O propósito deste ensaio é, acima de tudo, iluminar os riscos, as tensões e as fragilidades que muitas vezes são ignoradas no discurso quase ufanista que se formou em torno da arbitragem. Trata-se, sem dúvida, de um instrumento sofisticado, poderoso e indispensável na prática jurídica contemporânea. Mas é também uma ferramenta que carrega desafios significativos, que não podem, nem devem, ser subestimados.

Em última análise, a arbitragem reflete, de maneira muito precisa, o grau de maturidade institucional e ética de uma sociedade. Quanto mais técnica, ética e racional for sua aplicação, menores os riscos de que se transforme em instrumento de iniquidade. Trata-se, sem dúvida, de um mecanismo extraordinário — flexível, eficiente e adaptável —, mas que, como todo instrumento de poder, não é imune ao mau uso.

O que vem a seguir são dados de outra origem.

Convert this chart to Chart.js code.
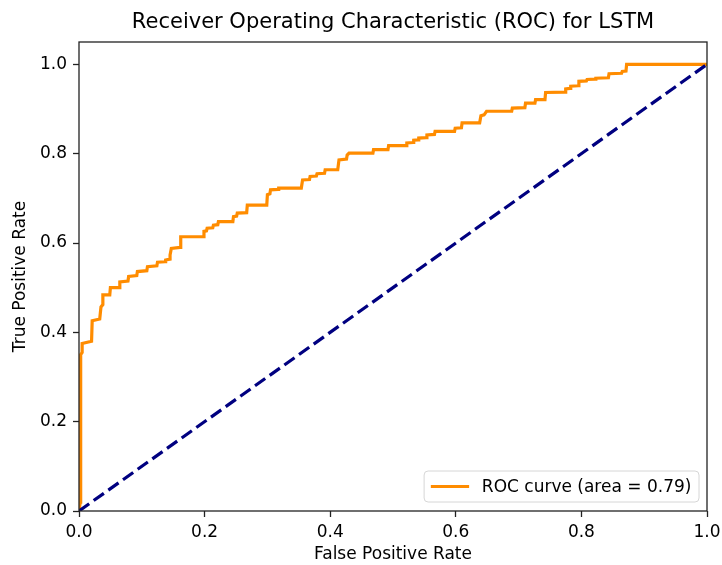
<!DOCTYPE html>
<html>
<head>
<meta charset="utf-8">
<script src="https://cdn.jsdelivr.net/npm/chart.js@4/dist/chart.umd.min.js"></script>
<style>
  html, body { margin: 0; padding: 0; background: #fff; }
  #wrap { width: 722px; height: 565px; }
</style>
</head>
<body>
<div id="wrap"><canvas id="chart"></canvas></div>
<script>
const FONT = "'DejaVu Sans', sans-serif";
const TITLE = "Receiver Operating Characteristic (ROC) for LSTM";
const CURVE_LABEL = "ROC curve (area = 0.79)";

// ROC curve corners
const fpr = [0, 0.002, 0.002, 0.003, 0.003, 0.005, 0.005, 0.020, 0.021, 0.033, 0.035, 0.038, 0.038, 0.049, 0.050, 0.064,
  0.065, 0.078, 0.079, 0.092, 0.093, 0.108, 0.109, 0.124, 0.125, 0.137, 0.138, 0.145, 0.145, 0.147, 0.161, 0.162,
  0.198, 0.199, 0.203, 0.204, 0.213, 0.214, 0.221, 0.222, 0.245, 0.246, 0.251, 0.252, 0.267, 0.268, 0.299, 0.300,
  0.304, 0.305, 0.317, 0.318, 0.354, 0.356, 0.367, 0.368, 0.378, 0.379, 0.391, 0.392, 0.412, 0.414, 0.426, 0.427,
  0.430, 0.468, 0.469, 0.492, 0.493, 0.521, 0.522, 0.532, 0.533, 0.540, 0.541, 0.553, 0.554, 0.566, 0.567, 0.598,
  0.599, 0.609, 0.610, 0.638, 0.640, 0.645, 0.649, 0.689, 0.690, 0.710, 0.711, 0.726, 0.727, 0.742, 0.743, 0.774,
  0.775, 0.782, 0.783, 0.795, 0.796, 0.808, 0.809, 0.822, 0.823, 0.843, 0.844, 0.864, 0.865, 0.871, 0.872, 1.0];
const tpr = [0, 0.020, 0.240, 0.250, 0.350, 0.355, 0.375, 0.380, 0.426, 0.430, 0.457, 0.462, 0.484, 0.484, 0.500, 0.500,
  0.513, 0.515, 0.525, 0.527, 0.536, 0.538, 0.547, 0.549, 0.557, 0.558, 0.562, 0.564, 0.573, 0.588, 0.590, 0.614,
  0.614, 0.626, 0.627, 0.633, 0.634, 0.640, 0.641, 0.648, 0.648, 0.659, 0.660, 0.667, 0.668, 0.685, 0.685, 0.708,
  0.710, 0.719, 0.720, 0.723, 0.723, 0.741, 0.742, 0.749, 0.750, 0.755, 0.756, 0.764, 0.764, 0.786, 0.788, 0.797,
  0.801, 0.801, 0.809, 0.809, 0.818, 0.818, 0.824, 0.825, 0.830, 0.831, 0.835, 0.836, 0.842, 0.843, 0.850, 0.850,
  0.857, 0.858, 0.869, 0.869, 0.885, 0.887, 0.895, 0.895, 0.902, 0.903, 0.913, 0.913, 0.921, 0.921, 0.937, 0.938,
  0.945, 0.946, 0.951, 0.952, 0.962, 0.963, 0.966, 0.967, 0.969, 0.970, 0.979, 0.980, 0.984, 0.985, 1.0, 1.0];

// chance line
const chanceX = [0, 1];
const chanceY = [0, 1];

const xTicks = [0, 0.2, 0.4, 0.6, 0.8, 1.0];
const yTicks = [0, 0.2, 0.4, 0.6, 0.8, 1.0];

const toPoints = (xs, ys) => xs.map((x, i) => ({ x, y: ys[i] }));

// title over the axes, spines, and legend box in the lower right (matplotlib style)
const frameAndLegend = {
  id: "frameAndLegend",
  afterDraw(chart) {
    const { ctx, chartArea: a } = chart;
    ctx.save();

    ctx.font = "21px " + FONT;
    ctx.fillStyle = "#000";
    ctx.textAlign = "center";
    ctx.textBaseline = "middle";
    ctx.fillText(TITLE, (a.left + a.right) / 2, 23);

    ctx.strokeStyle = "#222";
    ctx.lineWidth = 1.3;
    ctx.strokeRect(a.left, a.top, a.right - a.left, a.bottom - a.top);

    ctx.font = "17px " + FONT;
    ctx.textAlign = "left";
    const tw = ctx.measureText(CURVE_LABEL).width;
    const w = 6.7 + 38.3 + 12.7 + tw + 7.6;
    const h = 31;
    const x = a.right - 8 - w;
    const y = a.bottom - 9 - h;
    ctx.beginPath();
    ctx.roundRect(x, y, w, h, 4);
    ctx.fillStyle = "rgba(255,255,255,0.8)";
    ctx.fill();
    ctx.strokeStyle = "#d6d6d6";
    ctx.lineWidth = 1;
    ctx.stroke();

    const ds = chart.data.datasets[0];
    ctx.beginPath();
    ctx.moveTo(x + 6.7, y + h / 2);
    ctx.lineTo(x + 45, y + h / 2);
    ctx.strokeStyle = ds.borderColor;
    ctx.lineWidth = 3;
    ctx.stroke();

    ctx.fillStyle = "#000";
    ctx.fillText(CURVE_LABEL, x + 57.7, y + h / 2 + 1);
    ctx.restore();
  }
};

const tickFont = { family: FONT, size: 17 };

new Chart(document.getElementById("chart"), {
  type: "line",
  data: {
    datasets: [
      {
        label: CURVE_LABEL,
        data: toPoints(fpr, tpr),
        borderColor: "#ff8c00",
        borderWidth: 3.2,
        pointRadius: 0,
        tension: 0,
        order: 1
      },
      {
        label: "chance",
        data: toPoints(chanceX, chanceY),
        borderColor: "#000080",
        borderWidth: 3.2,
        borderDash: [12.5, 5.5],
        pointRadius: 0,
        tension: 0,
        order: 0
      }
    ]
  },
  options: {
    responsive: true,
    maintainAspectRatio: false,
    animation: false,
    layout: { padding: { left: 0, right: 15, top: 42, bottom: 0 } },
    plugins: {
      legend: { display: false },
      tooltip: { enabled: false },
      title: { display: false }
    },
    scales: {
      x: {
        type: "linear",
        min: 0,
        max: 1,
        afterBuildTicks: s => { s.ticks = xTicks.map(v => ({ value: v })); },
        afterFit: s => { s.height = 54; s.paddingLeft = 0; s.paddingRight = 0; },
        ticks: { color: "#000", font: tickFont, padding: 5, maxRotation: 0, callback: v => Number(v).toFixed(1) },
        grid: { display: true, drawOnChartArea: false, drawTicks: true, tickLength: 6, tickColor: "#222", tickWidth: 1.3 },
        border: { display: false },
        title: { display: true, text: "False Positive Rate", color: "#000", font: tickFont, padding: { top: 0, bottom: 0 } }
      },
      y: {
        type: "linear",
        min: 0,
        max: 1.05,
        afterBuildTicks: s => { s.ticks = yTicks.map(v => ({ value: v })); },
        afterFit: s => { s.width = 79; s.paddingTop = 0; s.paddingBottom = 0; },
        ticks: { color: "#000", font: tickFont, padding: 6, callback: v => Number(v).toFixed(1) },
        grid: { display: true, drawOnChartArea: false, drawTicks: true, tickLength: 6, tickColor: "#222", tickWidth: 1.3 },
        border: { display: false },
        title: { display: true, text: "True Positive Rate", color: "#000", font: tickFont, padding: { top: 10, bottom: 0 } }
      }
    }
  },
  plugins: [frameAndLegend]
});
</script>
</body>
</html>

Maus atores, movidos por interesses alheios ao espírito do instituto, podem capturar a própria lógica que lhes confere autonomia, distorcendo seus princípios, onerando desnecessariamente os procedimentos e, no limite, transformando o que deveria ser solução em mais um problema. Reconhecer as virtudes da arbitragem não significa ignorar seus riscos. Pelo contrário: é justamente a consciência desses riscos que permite fortalecer o instituto, protegê-lo contra distorções e preservar sua credibilidade.

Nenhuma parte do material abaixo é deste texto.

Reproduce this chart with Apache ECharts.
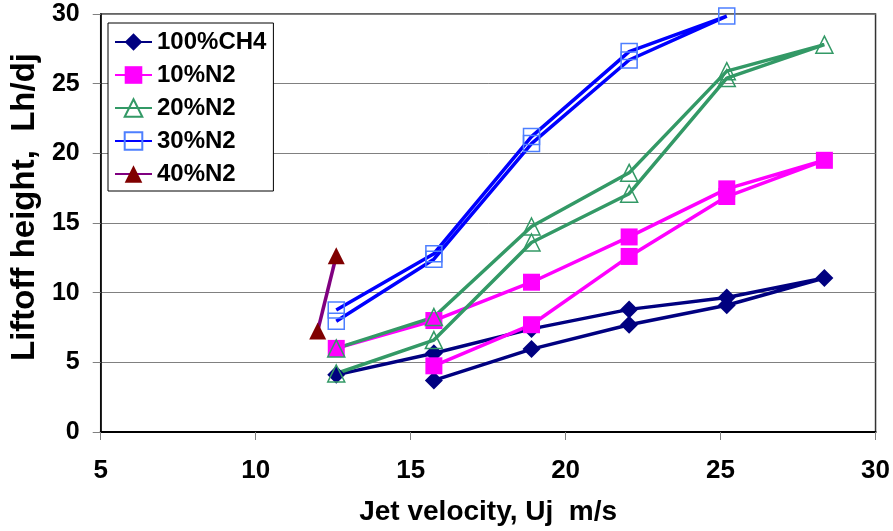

[1] CHRIST, M. R. The litigious Athenian. Baltimore: Johns Hopkins University Press, 1998. p.165

[2] CHANIOTIS, Angelos. Justifying territorial claims in Classical and Hellenistic Greece: the beginnings of international law. In: HARRIS, Edward M.; RUBINSTEIN, Lene (eds.). The law and the courts in ancient Greece. London: Duckworth, 2004. p. 185-213.

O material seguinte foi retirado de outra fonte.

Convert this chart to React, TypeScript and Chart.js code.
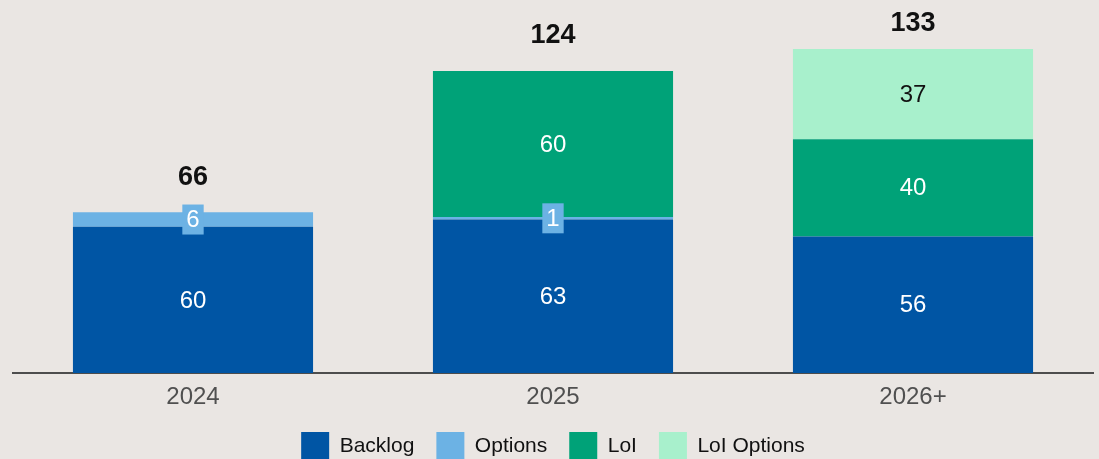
import React, { useEffect, useRef } from "react";
import { Chart, registerables } from "chart.js";

Chart.register(...registerables);

const categories = ["2024", "2025", "2026+"];
const backlog = [60, 63, 56];
const options = [6, 1, 0];
const loi = [0, 60, 40];
const loiOptions = [0, 0, 37];
const totals = [66, 124, 133];

const BG = "#EAE6E3";
const FONT = "'Liberation Sans', Arial, sans-serif";

const labelPlugin = {
  id: "segLabels",
  afterDraw(chart: any) {
    const ctx = chart.ctx;
    ctx.save();
    chart.data.datasets.forEach((ds: any, di: number) => {
      const meta = chart.getDatasetMeta(di);
      meta.data.forEach((el: any, i: number) => {
        const v = ds.data[i];
        if (!v) return;
        const x = el.x;
        const y = (el.y + el.base) / 2;
        ctx.font = `24px ${FONT}`;
        ctx.textAlign = "center";
        ctx.textBaseline = "middle";
        if (ds.label === "Options") {
          const w = ctx.measureText(String(v)).width + 8;
          const h = 30;
          ctx.fillStyle = ds.backgroundColor;
          ctx.fillRect(x - w / 2, y - h / 2, w, h);
        }
        ctx.fillStyle = ds.labelColor || "#ffffff";
        ctx.fillText(String(v), x, y + 1);
      });
    });
    const yScale = chart.scales.y;
    const xScale = chart.scales.x;
    ctx.font = `bold 27px ${FONT}`;
    ctx.fillStyle = "#111111";
    ctx.textAlign = "center";
    ctx.textBaseline = "middle";
    totals.forEach((t, i) => {
      const x = xScale.getPixelForValue(i);
      let y = yScale.getPixelForValue(t) - 35;
      if (y < 24) y = 24;
      ctx.fillText(String(t), x, y);
    });
    ctx.restore();
  },
};

const bgPlugin = {
  id: "bg",
  beforeDraw(chart: any) {
    const ctx = chart.ctx;
    ctx.save();
    ctx.fillStyle = BG;
    ctx.fillRect(0, 0, chart.width, chart.height);
    ctx.restore();
  },
};

export default function App() {
  const ref = useRef<HTMLCanvasElement>(null);
  useEffect(() => {
    document.body.style.margin = "0";
    document.body.style.background = BG;
    const chart = new Chart(ref.current!, {
      type: "bar",
      data: {
        labels: categories,
        datasets: [
          { label: "Backlog", data: backlog, backgroundColor: "#0055A4" },
          { label: "Options", data: options, backgroundColor: "#6CB2E4" },
          { label: "LoI", data: loi, backgroundColor: "#00A278" },
          { label: "LoI Options", data: loiOptions, backgroundColor: "#A8F0CC", labelColor: "#111111" } as any,
        ],
      },
      options: {
        responsive: false,
        animation: false,
        layout: { padding: { top: 49, left: 13, right: 6, bottom: 0 } },
        datasets: { bar: { categoryPercentage: 0.667, barPercentage: 1 } },
        scales: {
          x: {
            stacked: true,
            grid: { display: false },
            border: { display: true, color: "#4d4d4d", width: 2 },
            ticks: { color: "#505050", font: { family: FONT, size: 24 }, padding: 2 },
            afterFit: (s: any) => {
              s.height = 37;
            },
          },
          y: {
            stacked: true,
            display: false,
            min: 0,
            max: 133,
          },
        },
        plugins: {
          legend: {
            position: "bottom",
            labels: {
              boxWidth: 28,
              boxHeight: 28,
              padding: 22,
              color: "#111111",
              font: { family: FONT, size: 21 },
            },
          },
          tooltip: { enabled: false },
        },
      },
      plugins: [bgPlugin, labelPlugin],
    });
    return () => chart.destroy();
  }, []);
  return (
    <div style={{ position: "absolute", left: 0, top: 0, width: 1099, height: 459, overflow: "hidden", background: BG }}>
      <canvas ref={ref} width={1099} height={470} style={{ display: "block" }} />
    </div>
  );
}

[3] CARREIRA ALVIM, J. E. Direito arbitral. 2. ed. Rio de Janeiro: Forense, 2004. p.2

[4] BORN, Gary. International Arbitration: Law and Practice. Wolters Kluwer. Alphen aan den Rijn. 2012. p.283.

BORN, Gary. International Arbitration: Law and Practice. Wolters Kluwer. Alphen aan den Rijn. 2012. p.283.

CARREIRA ALVIM, J. E. Direito arbitral. 2. ed. Rio de Janeiro: Forense, 2004. p.2

CHRIST, M. R. The litigious Athenian. Baltimore: Johns Hopkins University Press, 1998. p.165

GAGARIN, Michael. Early Greek Law. Berkeley: University of California Press. 1986. p.21.

ROTHBARD, Murray Newton. For a New Liberty: The Libertarian Manifesto. 2. ed. New York: Macmillan Publishing, 1973.